Thurlow, commanding his own boat, sought a secure hold so he could jump across and board PCF 3. However, he was thrown into the water in his first attempt to board, and the boat hit the sandbars. Later, Thurlow brought PCF 3 to a stop, and the boat slowly began to sink. Rassmann had fallen or been knocked off either Kerry’s boat or the fifth boat, PCF 35. When Rassmann was spotted in the water, Chenoweth’s PCF 23, with the PCF 3 crew aboard, went to pick him up.

Kerry’s PCF 94, returning to the scene after its flight, reached Rassmann about 20 yards ahead of Chenoweth’s boat. Kerry did the decent thing by going to pick up Rassmann, justifiably earning his gratitude. However, the claim that Kerry returned to a hostile fire zone is a lie, according to Chenoweth, Thurlow and others. Meanwhile, the serious work of saving PCF 3 continued.

Kerry’s false after-action report, prepared to justify his Purple Heart and Bronze Star, reports “5,000 meters” of heavy fire — about 2½ miles, the same distance as a large Civil War battlefield. Not a shot of this fire was heard by Chenoweth, Thurlow, Odell or Pease.

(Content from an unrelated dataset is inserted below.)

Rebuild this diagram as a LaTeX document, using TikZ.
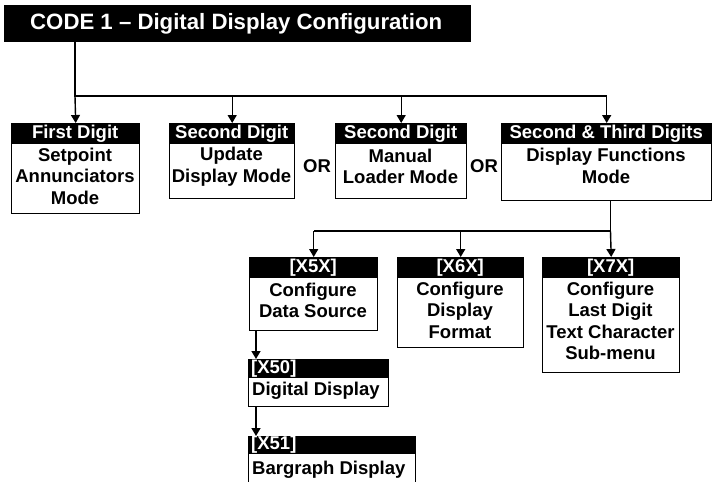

Kerry’s after-action report ignores Chenoweth’s heroic action in rescuing PCF 3 survivors and Thurlow’s action in saving PCF 3, while highlighting his own routine pickup of Rassmann and PCF 94’s minor role in saving PCF 3.

Make that Swift vets 4, Kerry 0. The Swift vets say that he wasn’t wounded on the river, and it turns out that one of the sources reporting that Kerry wounded himself earlier that day… is John Kerry. “On page 313 of “Tour of Duty,” and evidently in Kerry’s secret journal written on or about March 13, 1969, quoted in that book, Kerry relates his injury from the rice stock explosion.” So, if John Kerry is to be believed, he received two wounds in exactly the same place on the same day, one self-inflicted, one not.

Regardless of what the veterans motivations are – and the fact that so many of them think so little of John Kerry after all these years tends to support the truth of what they are saying, in my opinion – it is becoming more and more clear that John Kerry is a borderline whack job who is totally unfit for any sort of command.